# I am a crypt junkie (I don't hang around dead people)



## gheitman (Aug 18, 2007)

I admit I have a problem. I am a Cryptocoryne junkie and can't wait until my LFS gets a good plant shipment to see if there are any new or unusual crypt species available. I have a 30 gallon Asian biotope tank that is currently planted with Cryptocoryne ciliata, C. moehlmannii, C. pygmaea, C. spiralis, C. wendtii 'red' and C. willisii (along with Crinum thaianum and Rotala wallichii for variety). I also have Cryptocoryne walkeri v. lutea and C. wendtii 'green' in a few of my other tanks. To get a fix I just ordered some plants online (for the second time) and will be adding the following by the end of next week:

new
Cryptocoryne cordata var 'blassii'
Cryptocoryne "balansae"
Cryptocoryne pontederiifolia 
Cryptocoryne wendtii "Mi Oya"
Cryptocoryne wendtii "Tropica"

additional
Cryptocoryne willisii 
Cryptocoryne pygmaea

I don't know why it is I like crypt species so much unless it is because they are generally easy to grow in my tanks which aren't as 'high tech' as many people have. I definitely like the large variety of species and the different appearances that are available. Incidentally I use either Seachem's Flourite or Carib Sea's Eco-Complete Planted Aquarium substrates and fertilize with Flourish, Flourish Iron and generally anything else with Flourish in the name.


----------



## ts168 (Apr 13, 2004)

Hi gheitman, I see that most of your crypt are common one. maybe you would like to take a look at this link and have yourself poision... haha... welcome to the world of cryptocoryne......

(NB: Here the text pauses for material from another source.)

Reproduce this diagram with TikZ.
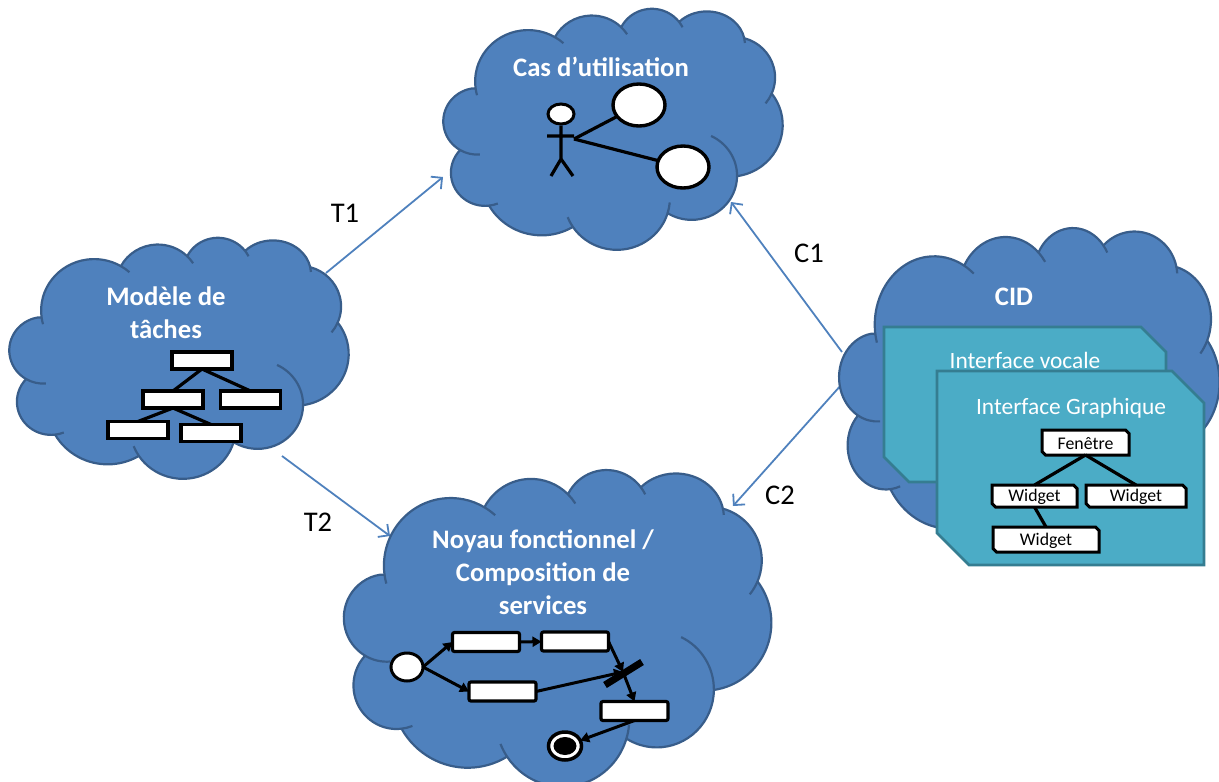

http://www.nationaalherbarium.nl/Cryptocoryne/Botanical/alphabet.html


----------



## gheitman (Aug 18, 2007)

I don't think I have enough room in my tanks for all of those species. I guess I'll just have to be selective. Is there any one crypt species that you would recommend that I don't already have in my tanks or on the way?


----------



## gheitman (Aug 18, 2007)

*Re: I am a crypt junkie (and I just got my fix)*

Here is my 30 gallon Asian biotope tank with 14 different species of plants including 11 Cryptocorynes (5 of which arrived two days ago). The plants in the main picture are:

(front from left to right) Cryptocoryne pontederifolia, C. pygmaea, C. wendtii 'Mi Oya', C. albida and C. wendtii 'Tropica' 
(rear from right to left) C. spiralis, C. 'balansae' (with Hygrophila polysperma 'Rosanervig' in front), Crinum thaianum, Cryptocoryne ciliata, C. willisii, C. wendtii 'red', Rotala wallichii and Cryptocoryne moehlmannii

I got so much Cryptocoryne pontederifolia and C. wendtii 'Tropica' that had to I put some in other tanks.


----------